Идеальная, с точки зрения крестьян, разница в возрасте новобрачных составляла два-три года в пользу жениха. Для невесты считалось бесчестием выйти замуж за «старика», то есть мужчину старше ее более чем на три года. Исходя из демографической ситуации, это было вполне оправданно. Средняя продолжительность жизни мужчин в селе была на два-три года меньше, чем у женщин. С увеличением возрастной разницы брачующихся для крестьянки возрастала вероятность раннего вдовства{42}
.Браки в русской деревне были не только ранними, но и всеобщими. По данным демографической статистики конца XIX века, вне брака оставалось не более 4 процентов жителей села{43}
. К мужчинам и женщинам брачного возраста, не создавшим семью, общественное мнение села относилось крайне неодобрительно. В глазах крестьян это воспринималось как неисполнение заповедей Божьих и поругание народных традиций. Оправданием безбрачия в глазах крестьян служили только физические или умственные недостатки. С пониманием относились сельские жители к монашествующим, тем, кто решил посвятить свою жизнь Богу и давал обет безбрачия. Существовала в деревне и категория женщин, которые не вступили в брак по тем или иным причинам, их называли «черничками».В крестьянской среде конца XIX — начала XX века сохранялось понятие святости венца. Жители села осуждали незаконное сожительство, считая это преступлением, поруганием религии и чистоты брачного очага.

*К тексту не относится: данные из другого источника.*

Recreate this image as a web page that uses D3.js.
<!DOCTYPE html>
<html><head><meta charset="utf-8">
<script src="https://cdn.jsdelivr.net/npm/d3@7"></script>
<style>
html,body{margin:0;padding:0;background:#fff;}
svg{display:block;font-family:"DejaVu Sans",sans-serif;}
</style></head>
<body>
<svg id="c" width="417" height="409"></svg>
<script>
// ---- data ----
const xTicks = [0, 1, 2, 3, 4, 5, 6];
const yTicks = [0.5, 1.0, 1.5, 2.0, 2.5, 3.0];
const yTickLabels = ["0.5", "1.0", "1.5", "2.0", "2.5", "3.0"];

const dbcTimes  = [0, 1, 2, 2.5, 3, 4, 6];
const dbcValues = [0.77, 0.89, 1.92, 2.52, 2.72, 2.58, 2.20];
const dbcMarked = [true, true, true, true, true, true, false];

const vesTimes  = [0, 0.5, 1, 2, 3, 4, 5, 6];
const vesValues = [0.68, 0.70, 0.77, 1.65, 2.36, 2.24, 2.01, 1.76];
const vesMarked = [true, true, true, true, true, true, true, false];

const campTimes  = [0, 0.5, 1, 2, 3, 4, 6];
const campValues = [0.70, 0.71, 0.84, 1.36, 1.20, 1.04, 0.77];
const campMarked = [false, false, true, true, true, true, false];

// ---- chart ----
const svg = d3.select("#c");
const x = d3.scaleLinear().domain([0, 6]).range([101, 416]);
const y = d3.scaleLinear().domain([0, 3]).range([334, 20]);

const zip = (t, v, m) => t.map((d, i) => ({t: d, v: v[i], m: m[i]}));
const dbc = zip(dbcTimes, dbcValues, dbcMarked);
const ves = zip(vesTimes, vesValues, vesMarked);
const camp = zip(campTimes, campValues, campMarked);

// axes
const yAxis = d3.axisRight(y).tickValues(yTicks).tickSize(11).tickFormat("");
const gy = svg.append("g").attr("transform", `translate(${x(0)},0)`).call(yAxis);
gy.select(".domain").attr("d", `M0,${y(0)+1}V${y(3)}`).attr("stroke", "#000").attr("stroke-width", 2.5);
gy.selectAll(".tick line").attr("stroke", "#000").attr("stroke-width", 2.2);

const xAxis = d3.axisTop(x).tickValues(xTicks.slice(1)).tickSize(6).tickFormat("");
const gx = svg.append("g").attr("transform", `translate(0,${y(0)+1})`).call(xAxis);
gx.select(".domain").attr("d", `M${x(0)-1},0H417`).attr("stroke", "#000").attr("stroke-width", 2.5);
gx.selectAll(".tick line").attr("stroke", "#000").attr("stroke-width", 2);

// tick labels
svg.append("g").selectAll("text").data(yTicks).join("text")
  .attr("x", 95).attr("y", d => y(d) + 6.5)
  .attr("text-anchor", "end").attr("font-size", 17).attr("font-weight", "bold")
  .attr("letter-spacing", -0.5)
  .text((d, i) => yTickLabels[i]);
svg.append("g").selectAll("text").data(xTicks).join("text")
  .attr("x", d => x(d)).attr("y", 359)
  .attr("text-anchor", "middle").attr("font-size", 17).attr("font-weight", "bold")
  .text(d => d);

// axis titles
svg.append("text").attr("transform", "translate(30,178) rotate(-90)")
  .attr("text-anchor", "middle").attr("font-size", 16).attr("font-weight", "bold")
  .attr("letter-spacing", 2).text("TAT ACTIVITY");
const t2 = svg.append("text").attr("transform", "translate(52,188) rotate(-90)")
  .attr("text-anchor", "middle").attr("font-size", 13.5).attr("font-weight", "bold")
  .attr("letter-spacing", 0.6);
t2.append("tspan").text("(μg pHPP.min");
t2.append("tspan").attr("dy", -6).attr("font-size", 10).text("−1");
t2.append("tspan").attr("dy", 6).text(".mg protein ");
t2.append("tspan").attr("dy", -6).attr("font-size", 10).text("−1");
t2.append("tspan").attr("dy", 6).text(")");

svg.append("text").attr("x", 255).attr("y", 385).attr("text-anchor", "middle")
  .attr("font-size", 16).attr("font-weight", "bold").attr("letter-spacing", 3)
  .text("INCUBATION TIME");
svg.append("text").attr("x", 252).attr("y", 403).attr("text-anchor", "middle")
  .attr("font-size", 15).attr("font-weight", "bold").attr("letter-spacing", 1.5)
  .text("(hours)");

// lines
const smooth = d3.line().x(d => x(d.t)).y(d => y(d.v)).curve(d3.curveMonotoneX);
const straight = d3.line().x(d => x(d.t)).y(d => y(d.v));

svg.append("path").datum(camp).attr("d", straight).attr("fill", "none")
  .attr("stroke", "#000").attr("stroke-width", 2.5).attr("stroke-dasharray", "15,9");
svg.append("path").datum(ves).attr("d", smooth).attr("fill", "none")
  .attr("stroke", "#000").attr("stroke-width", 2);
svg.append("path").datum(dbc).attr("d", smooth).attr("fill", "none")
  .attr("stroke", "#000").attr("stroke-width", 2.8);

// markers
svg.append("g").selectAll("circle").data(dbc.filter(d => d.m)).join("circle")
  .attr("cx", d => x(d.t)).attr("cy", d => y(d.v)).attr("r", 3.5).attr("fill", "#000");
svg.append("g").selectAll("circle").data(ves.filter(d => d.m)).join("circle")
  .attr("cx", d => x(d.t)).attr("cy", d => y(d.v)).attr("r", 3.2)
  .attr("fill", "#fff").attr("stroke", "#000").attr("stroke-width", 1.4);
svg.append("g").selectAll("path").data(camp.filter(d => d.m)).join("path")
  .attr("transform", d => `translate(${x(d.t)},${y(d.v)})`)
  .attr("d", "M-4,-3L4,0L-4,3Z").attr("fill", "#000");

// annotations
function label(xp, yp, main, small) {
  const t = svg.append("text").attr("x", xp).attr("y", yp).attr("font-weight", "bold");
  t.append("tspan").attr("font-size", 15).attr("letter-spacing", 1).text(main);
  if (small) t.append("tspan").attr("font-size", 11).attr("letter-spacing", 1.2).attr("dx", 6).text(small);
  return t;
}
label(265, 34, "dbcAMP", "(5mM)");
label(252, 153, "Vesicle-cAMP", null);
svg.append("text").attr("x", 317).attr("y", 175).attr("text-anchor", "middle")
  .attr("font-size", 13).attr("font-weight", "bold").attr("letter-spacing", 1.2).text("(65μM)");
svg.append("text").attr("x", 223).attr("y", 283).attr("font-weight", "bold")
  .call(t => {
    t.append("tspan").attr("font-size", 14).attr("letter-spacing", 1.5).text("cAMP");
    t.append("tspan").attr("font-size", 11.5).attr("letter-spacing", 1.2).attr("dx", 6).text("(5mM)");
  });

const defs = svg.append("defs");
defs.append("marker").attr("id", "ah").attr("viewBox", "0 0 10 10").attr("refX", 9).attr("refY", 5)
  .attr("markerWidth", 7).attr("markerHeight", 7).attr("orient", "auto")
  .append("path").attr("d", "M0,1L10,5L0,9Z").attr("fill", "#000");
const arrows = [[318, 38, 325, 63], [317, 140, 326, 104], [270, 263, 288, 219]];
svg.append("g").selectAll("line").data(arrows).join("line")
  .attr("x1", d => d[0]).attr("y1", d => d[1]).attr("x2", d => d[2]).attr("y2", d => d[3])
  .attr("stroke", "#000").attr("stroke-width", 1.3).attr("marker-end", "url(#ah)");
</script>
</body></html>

Невенчанный брак в деревне был явлением редким. Крестьяне к гражданскому браку относились с подозрением. В таких случаях женщину часто презирали. Ее ставили в один ряд с гулящими девками и подвергали всяческим оскорблениям. Осуждая женщину за незаконную связь, общество тем не менее обращало внимание на хозяйственность крестьянки. Умелое ведение хозяйства выступало важным условием, смягчавшим оценку ее нравственного облика{44}
.Осень традиционно являлась временем крестьянских свадеб — это объяснялось окончанием сельскохозяйственных работ и появлением у крестьян денежных средств для того, чтобы «сыграть свадьбу». На осень — зиму в селе приходилось большинство престольных праздников, к которым крестьяне стремились с целью экономии приурочить свадебные торжества. По данным А. И. Шингарева, в селах Ново-Животинном и Моховатке Подгоренской волости Воронежского уезда 81,7 процента от всего годового количества свадеб приходилось на период с октября по февраль{45}
. В Тамбовском уезде (1885 год) только на октябрь — ноябрь приходилось 64 процента всех браков за год{46}. Браки не совершались в марте (Великий пост) и декабре (Рождественский пост) — в это время венчание воспрещалось. На период Великого поста, по подсчетам В. И. Никольского, приходилось и минимальное количество зачатий, что составляло 5.5 процента{47}. Если принять, что в среднем в месяц приходилось 8,3 процента от годового числа зачатий, то следует признать, что даже в такой трудно поддающейся контролю сфере, как половые отношения, крестьяне в большинстве своем придерживались установлений православной церкви.Другой максимум деревенских свадеб приходился на зиму, январь — февраль. Традиция зимних браков была связана с показателями медицинского характера. По наблюдению священников и врачей осенне-зимние свадьбы, а соответственно и зачатия были более благоприятны для рождения здоровых детей осеннего периода. Женщины по опыту предыдущих поколений понимали, что летние роды несут много инфекций, а зачатие ребенка весной грозит выкидышем, так как в это время приходится много работать на земле. По расчетам исследователя Б. Н. Миронова доля зимних свадеб у населения Европейской России в период 1906–1910 годов составляла 42,2 процента{48}
. Сезонность сельских браков была результатом взаимодействия церковных установлений и особенностей аграрного труда.С замужеством для русской крестьянки начинался новый этап в ее жизни. Изменение общественного статуса влекло за собой обретение ею новых функций, обусловленных традициями семейного быта.
Чадородие
По народным представлениям главное предназначение женщины заключалось в продолжении рода. Само соитие между мужчиной и женщиной по православным канонам было оправдано лишь как средство для зачатия детей. Рождение ребенка воспринималось как милость Божья, а отсутствие детей у супругов расценивалось как наказание за грехи.